А нам русский кто? И кто мы? За сербов добровольцами воюют не только русские, но и греки, румыны, болгары. А за нас арабы, иранцы да афганцы, они зверствуют, и наши, глядя на них зверствуют. Наши дети и внуки так много зла за последние время принесли сербам, что нам надо хоть как-то искупить их вину, нам надо спасти русского. К тому же Россия помогает оружием нашим войникам. Удивительная страна Россия: простые люди воюют на стороне сербов, а их государство снабжает своим оружием их врагов.
Не думаю, что наши дети и внуки обрадуются, если узнают, что мы спасли русского.
И что теперь, Ася, нам зарезать его?
Надо было мимо пройти в лесу, а теперь уж лечить будем.
Ладно, пойду к Саве, сказал Давуд.
Он достал бутылку со сливовицей и вышел на улицу и направился к дому Ивковича.

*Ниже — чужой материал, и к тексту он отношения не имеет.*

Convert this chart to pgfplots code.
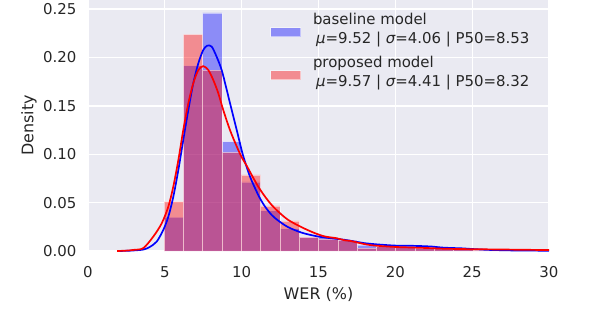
\documentclass[border=0pt]{standalone}
\usepackage{fontspec}
\setmainfont{DejaVu Sans}
\usepackage{pgfplots}
\pgfplotsset{compat=1.18}
\definecolor{bgcol}{HTML}{EAEAF2}
\definecolor{txtcol}{HTML}{262626}

\begin{document}
\begin{tikzpicture}
\begin{axis}[
    scale only axis, width=461bp, height=251bp,
    xmin=0, xmax=30, ymin=0, ymax=0.2594,
    axis background/.style={fill=bgcol},
    axis line style={draw=none},
    major tick length=0pt,
    xtick={0,5,10,15,20,25,30},
    ytick={0,0.05,0.10,0.15,0.20,0.25},
    grid=major, grid style={white, line width=1.3bp},
    /pgf/number format/assume math mode=true,
    yticklabel style={/pgf/number format/fixed, /pgf/number format/fixed zerofill,
                      /pgf/number format/precision=2, xshift=-8bp},
    tick label style={font=\fontsize{15}{18}\selectfont, text=txtcol},
    xticklabel style={yshift=-12bp},
    xlabel={WER (\%)}, ylabel={Density},
    every axis x label/.style={at={(rel axis cs:0.5,0)}, anchor=base, yshift=-48bp,
                               font=\fontsize{16}{19}\selectfont, text=txtcol},
    every axis y label/.style={at={(rel axis cs:0,0.5)}, rotate=90, anchor=center, yshift=59bp,
                               font=\fontsize{16}{19}\selectfont, text=txtcol},
    legend style={at={(0.3948,0.964)}, anchor=north west, draw=none, fill=none,
                  inner sep=0pt, row sep=15bp, nodes={inner sep=2bp},
                  font=\fontsize{15}{19}\selectfont, text=txtcol,
                  /tikz/every odd column/.append style={column sep=10bp}},
    legend cell align=left,
    legend image code/.code={\fill[#1] (0bp,-13.5bp) rectangle (30bp,-4.5bp);},
  ]
% histograms (bin edges, density)
\addplot[ybar interval, fill=blue, fill opacity=0.4, draw=white, draw opacity=0.5, line width=0.8bp] coordinates {
  (4.950,0.0350) (6.207,0.1915) (7.464,0.2460) (8.721,0.1130) (9.978,0.0714)
  (11.235,0.0417) (12.492,0.0231) (13.749,0.0143) (15.006,0.0143) (16.263,0.0110)
  (17.520,0.0060) (18.777,0.0045) (20.034,0.0040) (21.291,0.0030) (22.548,0.0025)
  (23.805,0.0020) (25.062,0.0005) (26.319,0.0005) (27.576,0.0003) (28.833,0.0003)
  (30.090,0)};
\addlegendentry{\begin{tabular}{@{}l@{}}baseline model\\\hspace{3bp}{\itshape μ}=9.52 | {\itshape σ}=4.06 | P50=8.53\end{tabular}}
\addplot[ybar interval, fill=red, fill opacity=0.4, draw=white, draw opacity=0.5, line width=0.8bp] coordinates {
  (4.950,0.0510) (6.207,0.2240) (7.464,0.1870) (8.721,0.1020) (9.978,0.0786)
  (11.235,0.0466) (12.492,0.0311) (13.749,0.0143) (15.006,0.0125) (16.263,0.0110)
  (17.520,0.0030) (18.777,0.0045) (20.034,0.0040) (21.291,0.0030) (22.548,0.0030)
  (23.805,0.0015) (25.062,0.0008) (26.319,0.0010) (27.576,0.0020) (28.833,0.0005)
  (30.090,0)};
\addlegendentry{\begin{tabular}{@{}l@{}}proposed model\\\hspace{3bp}{\itshape μ}=9.57 | {\itshape σ}=4.41 | P50=8.32\end{tabular}}
% kernel density estimates
\addplot[blue, line width=1.7bp, smooth, forget plot] coordinates {
  (1.9,0) (2.5,0.0002) (3.0,0.0006) (3.6,0.0015) (4.0,0.0040) (4.47,0.0097)
  (4.9,0.0218) (5.23,0.0356) (5.55,0.0560) (5.88,0.0838) (6.2,0.1148)
  (6.53,0.1458) (6.85,0.1733) (7.18,0.1940) (7.5,0.2077) (7.76,0.2122)
  (8.05,0.2112) (8.37,0.2008) (8.7,0.1870) (9.03,0.1664) (9.35,0.1458)
  (9.68,0.1250) (10.0,0.1040) (10.22,0.0920) (10.54,0.0770) (10.87,0.0649)
  (11.19,0.0545) (11.52,0.0459) (11.95,0.0373) (12.38,0.0314) (13.03,0.0246)
  (13.9,0.0190) (14.77,0.0156) (15.42,0.0139) (16.72,0.0115) (18.03,0.0080)
  (18.68,0.0070) (19.98,0.0056) (21.28,0.0053) (22.37,0.0046) (23.1,0.0035)
  (24.4,0.0027) (24.86,0.0022) (26.0,0.0012) (27.0,0.0008) (28.0,0.0005) (30.0,0.0003)};
\addplot[red, line width=1.7bp, smooth, forget plot] coordinates {
  (1.9,0) (2.5,0.0004) (3.0,0.0012) (3.6,0.0030) (4.25,0.0149) (4.8,0.0287)
  (5.23,0.0459) (5.55,0.0665) (5.88,0.0940) (6.2,0.1250) (6.53,0.1527)
  (6.85,0.1733) (7.18,0.1870) (7.5,0.1910) (7.83,0.1870) (8.15,0.1768)
  (8.48,0.1630) (8.8,0.1458) (9.24,0.1250) (9.68,0.1080) (10.0,0.0970)
  (10.33,0.0880) (10.65,0.0786) (11.08,0.0665) (11.52,0.0562) (11.95,0.0476)
  (12.38,0.0407) (13.03,0.0321) (13.9,0.0246) (14.77,0.0184) (15.42,0.0150)
  (16.18,0.0132) (16.72,0.0110) (17.05,0.0105) (18.03,0.0070) (18.68,0.0056)
  (19.98,0.0042) (21.28,0.0035) (22.37,0.0029) (23.1,0.0024) (24.4,0.0020)
  (26.6,0.0016) (28.76,0.0012) (30.0,0.0010)};
\end{axis}
\pgfresetboundingbox
\path (-88bp,-75bp) rectangle (504bp,251bp);
\end{tikzpicture}
\end{document}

Здра́во, Хаджич, улыбаясь, Давуда встретил Сава, зуб заболел?
Здраво. Нет, Сава, тут другое.
И Давуд шёпотом стал рассказывать о русском.
Но я же стоматолог, опешил Ивкович.
Сава, других всё равно нет. И Любицу свою возьми.
Ивкович с женой вошли в дом Хаджичей.
Здраво, Асият.
Здраво, Сава, здраво, Любица.
Ну, показывайте вашего русского.
Александр лежал в самой дальней комнате на кровати, накрытый одеялом. Он с трудом открыл глаза, посмотрел на вошедших.
Како те звати? (Как тебя звать?) спросил Сава и обернулся к Асият. Он понимает по-нашему?
Вроде как да, ответила Асият.
Као зовеш се? повторил свой вопрос Сава.
Александр, Александр Монахов, наконец понял вопрос русский.
Александар, до́бро. Гла́ва бо́лит?
Голова болит.
Контузия. Мы пришли тебе помочь, Александар, но будет больно, терпи. Сливовица, как я понимаю, есть. Дайте ему.
А обезболивающие? спросила Асият.
Думаешь, что у меня его много, Ася? Сливовица ничуть не хуже, уверяю тебя.
В Александра влили местный алкогольный напиток, попросту самогон из ягод, он, крепкий, обжёг горло, влили много, голова закружилась, наступило опьянение, боль поутихла.